Au sujet de ce dernier, plusieurs diplomates en poste à Bangui et observateurs occidentaux de la politique centrafricaine ont avoué à C.A.P leur embarras devant sa mutation du ministère des mines à celui des finances. Personnage sulfureux et considéré par certains pays décideurs comme le ministre qui incarne le plus le système de prédation et le haut degré de corruption du pouvoir de Bozizé, la désignation de Sylvain Ndoutingaï comme directeur national de campagne du candidat Bozizé avait déjà troublé plus d’uns. Sa promotion comme quasiment vice-premier ministre, numéro 2 du gouvernement et ministre des finances, laisse carrément pantois tous les observateurs qui ont réellement du mal à comprendre la logique de Bozizé.

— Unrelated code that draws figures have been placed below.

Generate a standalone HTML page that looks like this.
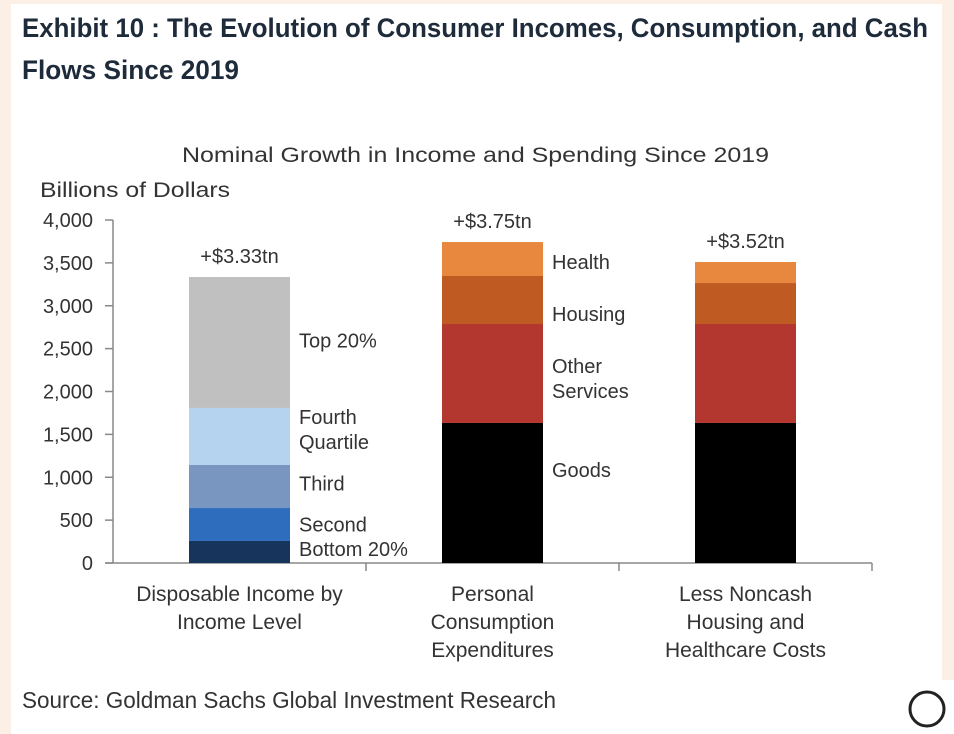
<!DOCTYPE html>
<html><head><meta charset="utf-8"><style>
html,body{margin:0;padding:0;background:#fcefe6;}
svg{display:block;font-family:"Liberation Sans",sans-serif;}
</style></head><body>
<svg width="954" height="734" viewBox="0 0 954 734">
<rect x="0" y="0" width="954" height="734" fill="#fcefe6"/>
<rect x="11" y="4" width="931" height="730" fill="#ffffff"/>
<rect x="900" y="680" width="54" height="54" fill="#ffffff"/>
<text x="22" y="37" font-size="27" font-weight="bold" fill="#1e2b3a" textLength="906" lengthAdjust="spacingAndGlyphs">Exhibit 10 : The Evolution of Consumer Incomes, Consumption, and Cash</text>
<text x="22" y="79" font-size="27" font-weight="bold" fill="#1e2b3a" textLength="217" lengthAdjust="spacingAndGlyphs">Flows Since 2019</text>
<text x="182" y="162" font-size="21" fill="#333" textLength="587" lengthAdjust="spacingAndGlyphs">Nominal  Growth  in  Income  and  Spending  Since  2019</text>
<text x="40" y="197" font-size="21" fill="#333" textLength="190" lengthAdjust="spacingAndGlyphs">Billions of Dollars</text>
<g id="plot"></g>
<text x="22" y="708" font-size="23" fill="#333" textLength="534" lengthAdjust="spacingAndGlyphs">Source: Goldman Sachs Global Investment Research</text>
<circle cx="927" cy="709" r="17" fill="none" stroke="#222" stroke-width="3"/>
</svg>
<script>
const yTicks=[0,500,1000,1500,2000,2500,3000,3500,4000];
const categories=[["Disposable Income by","Income Level"],["Personal","Consumption","Expenditures"],["Less Noncash","Housing and","Healthcare Costs"]];
const totals=["+$3.33tn","+$3.75tn","+$3.52tn"];
const incomeSegs=["Bottom 20%","Second","Third","Fourth Quartile","Top 20%"];
const incomeVals=[257,384,502,665,1527];
const spendSegs=["Goods","Other Services","Housing","Health"];
const pceVals=[1633,1154,560,396];
const netVals=[1633,1154,478,245];
const incomeColors=["#17345c","#2e6cbd","#7896c0","#b5d3ee","#c0c0c0"];
const spendColors=["#000000","#b3372f","#bf5a22","#e8883e"];
const incomeLabels=[["Bottom 20%"],["Second"],["Third"],["Fourth","Quartile"],["Top 20%"]];
const spendLabels=[["Goods"],["Other","Services"],["Housing"],["Health"]];
const incomeLabelShift=[-3,0,-3,-7,-2];
const spendLabelShift=[-23,5,14,3];

const NS="http://www.w3.org/2000/svg";
const g=document.getElementById('plot');
const y0=563,y1=220,vmax=4000,xL=113,xR=872;
const y=v=>y0-(v/vmax)*(y0-y1);
const catW=(xR-xL)/3;
const bx=i=>xL+catW*i+catW/2;
const barW=101;
function mk(t,a){const e=document.createElementNS(NS,t);for(const k in a)e.setAttribute(k,a[k]);g.appendChild(e);return e;}
let e=mk('line',{x1:xL,y1:y1,x2:xL,y2:y0,stroke:'#888','stroke-width':1.5});


e=mk('line',{x1:xL-8,y1:y0,x2:xR,y2:y0,stroke:'#888','stroke-width':1.5});


yTicks.forEach(v=>{
 let t=mk('line',{x1:xL-8,y1:y(v),x2:xL,y2:y(v),stroke:'#888','stroke-width':1.5});
 
 
 let l=mk('text',{x:93,y:y(v)+7,'font-size':20,fill:'#333','text-anchor':'end'});
 l.textContent=v.toLocaleString('en-US');
 
 
});
for(let i=1;i<=3;i++){
 let t=mk('line',{x1:xL+catW*i,y1:y0,x2:xL+catW*i,y2:y0+8,stroke:'#888','stroke-width':1.5});
 
 
}
categories.forEach((c,i)=>{
 c.forEach((s,j)=>{
  let l=mk('text',{x:bx(i),y:601+j*28,'font-size':21,fill:'#333','text-anchor':'middle'});
  l.textContent=s;
  
  
 });
});
function stack(i,vals,colors,labels,shifts){
 let acc=0;
 vals.forEach((v,k)=>{
  const top=acc+v;
  let r=mk('rect',{x:bx(i)-barW/2,y:y(top),width:barW,height:y(acc)-y(top),fill:colors[k]});
  
  
  if(shifts){
   const lines=labels[k];
   const mid=(y(acc)+y(top))/2;
   lines.forEach((s,j)=>{
    let l=mk('text',{x:bx(i)+barW/2+9,y:mid+7+shifts[k]+(j-(lines.length-1)/2)*25,'font-size':20,fill:'#333'});
    l.textContent=s;
    
    
   });
  }
  acc=top;
 });
 let t=mk('text',{x:bx(i),y:y(acc)-14,'font-size':20,fill:'#333','text-anchor':'middle'});
 t.textContent=totals[i];
 
 
}
stack(0,incomeVals,incomeColors,incomeLabels,incomeLabelShift);
stack(1,pceVals,spendColors,spendLabels,spendLabelShift);
stack(2,netVals,spendColors,spendLabels,null);
</script>
</body></html>
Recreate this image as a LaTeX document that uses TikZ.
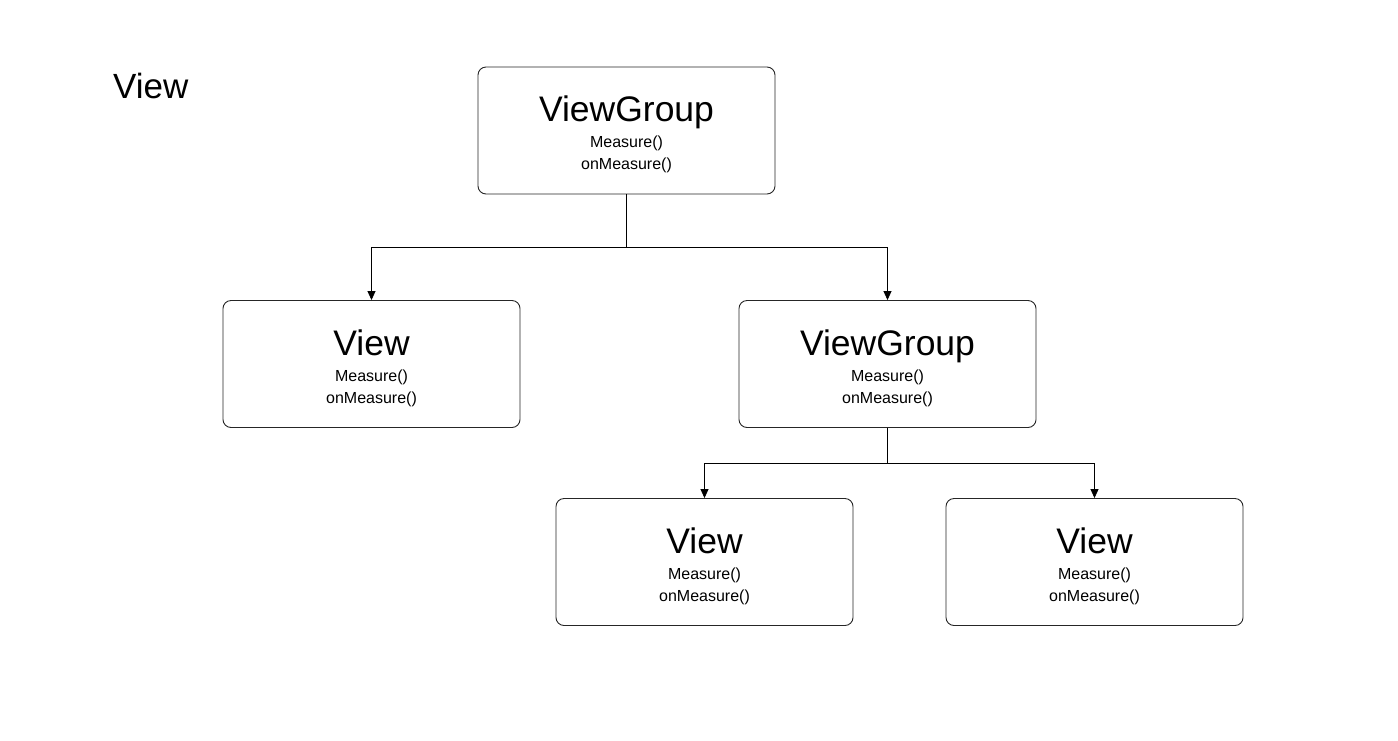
\documentclass[tikz,border=0pt]{standalone}
\usepackage{fontspec}
\setmainfont{Liberation Sans}
\usetikzlibrary{arrows.meta}
\begin{document}
\begin{tikzpicture}[x=1pt,y=-1pt,
  box/.style={draw=black!85, line width=0.9pt, rounded corners=8pt, minimum width=297pt, minimum height=127pt, inner sep=0pt},
  big/.style={font=\fontsize{35.5}{40}\selectfont, inner sep=0pt, anchor=base},
  small/.style={font=\fontsize{16}{18}\selectfont, inner sep=0pt, anchor=base},
  conn/.style={line width=0.8pt, black},
  arr/.style={conn, -{Triangle[length=9pt,width=8pt]}}]
\useasboundingbox (0,0) rectangle (1398,740);
\node[font=\fontsize{35}{40}\selectfont, inner sep=0pt, anchor=base west] (title) at (113,98) {View};
% boxes
\node[box] (top) at (626.5,130.5) {};
\node[box] (v1) at (371.5,364) {};
\node[box] (vg2) at (887.5,364) {};
\node[box] (b1) at (704.5,562) {};
\node[box] (b2) at (1094.5,562) {};
% texts
\foreach \n/\t in {top/ViewGroup, v1/View, vg2/ViewGroup, b1/View, b2/View}{
  \node[big] (\n-t) at ([yshift=-55pt]\n.north) {\t};
  \node[small] (\n-m) at ([yshift=-81pt]\n.north) {Measure()};
  \node[small] (\n-o) at ([yshift=-103pt]\n.north) {onMeasure()};
}
% connectors
\coordinate (j1) at (626.5,247);
\coordinate (j2) at (887.5,463);
\draw[conn] (top.south) -- (j1);
\draw[arr] (j1) -| (v1.north);
\draw[arr] (j1) -| (vg2.north);
\draw[conn] (vg2.south) -- (j2);
\draw[arr] (j2) -| (b1.north);
\draw[arr] (j2) -| (b2.north);
\end{tikzpicture}
\end{document}
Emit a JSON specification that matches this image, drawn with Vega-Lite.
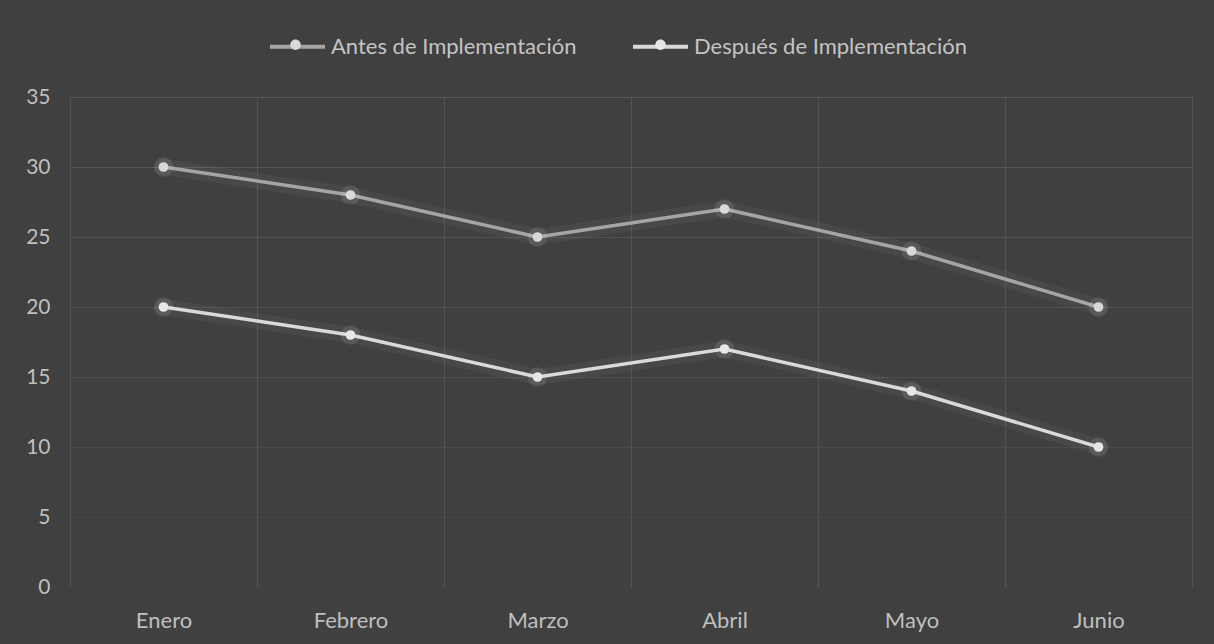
{
  "$schema": "https://vega.github.io/schema/vega-lite/v6.json",
  "width": 1122,
  "height": 490,
  "autosize": {"type": "none"},
  "padding": {"left": 70, "top": 97, "right": 22, "bottom": 57},
  "background": "#404040",
  "config": {
    "view": {"stroke": null},
    "font": "Lato",
    "axis": {"labelFont": "Lato", "labelFontSize": 21, "labelColor": "#bfbfbf", "gridColor": "#5a5a5a", "gridWidth": 1, "domain": false, "ticks": false, "title": null}
  },
  "data": {
    "values": [
      {"mes": "Enero", "serie": "Antes de Implementación", "valor": 30},
      {"mes": "Febrero", "serie": "Antes de Implementación", "valor": 28},
      {"mes": "Marzo", "serie": "Antes de Implementación", "valor": 25},
      {"mes": "Abril", "serie": "Antes de Implementación", "valor": 27},
      {"mes": "Mayo", "serie": "Antes de Implementación", "valor": 24},
      {"mes": "Junio", "serie": "Antes de Implementación", "valor": 20},
      {"mes": "Enero", "serie": "Después de Implementación", "valor": 20},
      {"mes": "Febrero", "serie": "Después de Implementación", "valor": 18},
      {"mes": "Marzo", "serie": "Después de Implementación", "valor": 15},
      {"mes": "Abril", "serie": "Después de Implementación", "valor": 17},
      {"mes": "Mayo", "serie": "Después de Implementación", "valor": 14},
      {"mes": "Junio", "serie": "Después de Implementación", "valor": 10}
    ]
  },
  "encoding": {
    "x": {
      "field": "mes", "type": "ordinal", "sort": null, "bandPosition": 0.5,
      "scale": {"type": "band", "paddingInner": 0, "paddingOuter": 0},
      "axis": {"grid": true, "tickBand": "extent", "labelAngle": 0, "labelPadding": 23, "labelBaseline": "top", "labelFontSize": 22, "gridOpacity": 0.75}
    },
    "y": {
      "field": "valor", "type": "quantitative",
      "scale": {"domain": [0, 35], "nice": false},
      "axis": {"values": [0, 5, 10, 15, 20, 25, 30, 35], "labelPadding": 20, "grid": true, "gridOpacity": {"expr": "0.15 + 0.85 * datum.value / 35"}}
    }
  },
  "layer": [
    {
      "mark": {"type": "line", "strokeWidth": 16, "opacity": 0.045, "strokeCap": "round"},
      "encoding": {
        "detail": {"field": "serie"},
        "color": {"value": "#ffffff"}
      }
    },
    {
      "mark": {"type": "line", "strokeWidth": 3.5},
      "encoding": {
        "stroke": {
          "field": "serie", "type": "nominal",
          "scale": {"range": ["#a5a5a5", "#d9d9d9"]},
          "legend": {
            "title": null, "orient": "none", "direction": "horizontal",
            "legendX": 198, "legendY": -80,
            "symbolType": "M-1,0H1", "symbolSize": 3025, "symbolStrokeWidth": 4,
            "labelFont": "Lato", "labelFontSize": 22, "labelColor": "#c4c4c4", "labelLimit": 500,
            "labelOffset": 4, "columnPadding": 48
          }
        }
      }
    },
    {
      "mark": {"type": "circle", "size": 380, "opacity": 0.1},
      "encoding": {"color": {"value": "#ffffff"}, "detail": {"field": "serie"}}
    },
    {
      "mark": {"type": "circle", "size": 95, "opacity": 1},
      "encoding": {
        "fill": {
          "field": "serie", "type": "nominal",
          "scale": {"range": ["#d9d9d9", "#e6e6e6"]},
          "legend": {
            "title": null, "orient": "none", "direction": "horizontal",
            "legendX": 198, "legendY": -80,
            "symbolType": "M0.19,0A0.19,0.19,0,1,1,-0.19,0A0.19,0.19,0,1,1,0.19,0Z", "symbolSize": 3025, "symbolStrokeWidth": 0, "symbolOpacity": 1,
            "labelFont": "Lato", "labelFontSize": 22, "labelExpr": "''",
            "labelOffset": 4, "columnPadding": 306
          }
        }
      }
    }
  ]
}
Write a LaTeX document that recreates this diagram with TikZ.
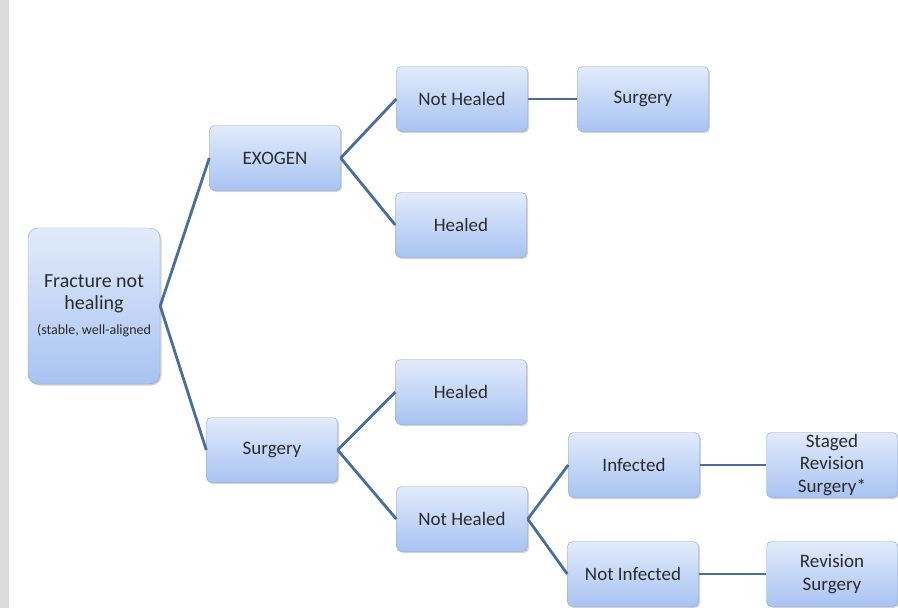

Etant complice de tous ses micmacs financiers et son principal complice dans quasiment toutes les affaires louches de prédation dont il refile une bonne part du butin à Bozizé, Ndoutingaï est devenu son grand argentier et il doit sans doute compter sur lui pour la gestion de la manne pétrolière qu’ils ont confiée aux Chinois et pour laquelle ils doivent se lécher déjà les babines. Pour Bozizé, Ndoutingaï qu’il sait n’avoir pas que des amis, est un pion essentiel pour cette économie du pétrole centrafricain qu’il est pressé de piloter comme on s’en doute encore, dans la plus grande opacité. Est-il conscient des risques qu’il prend en le mettant ainsi au-devant de la scène ? On ne tardera pas à le savoir dans les prochains jours.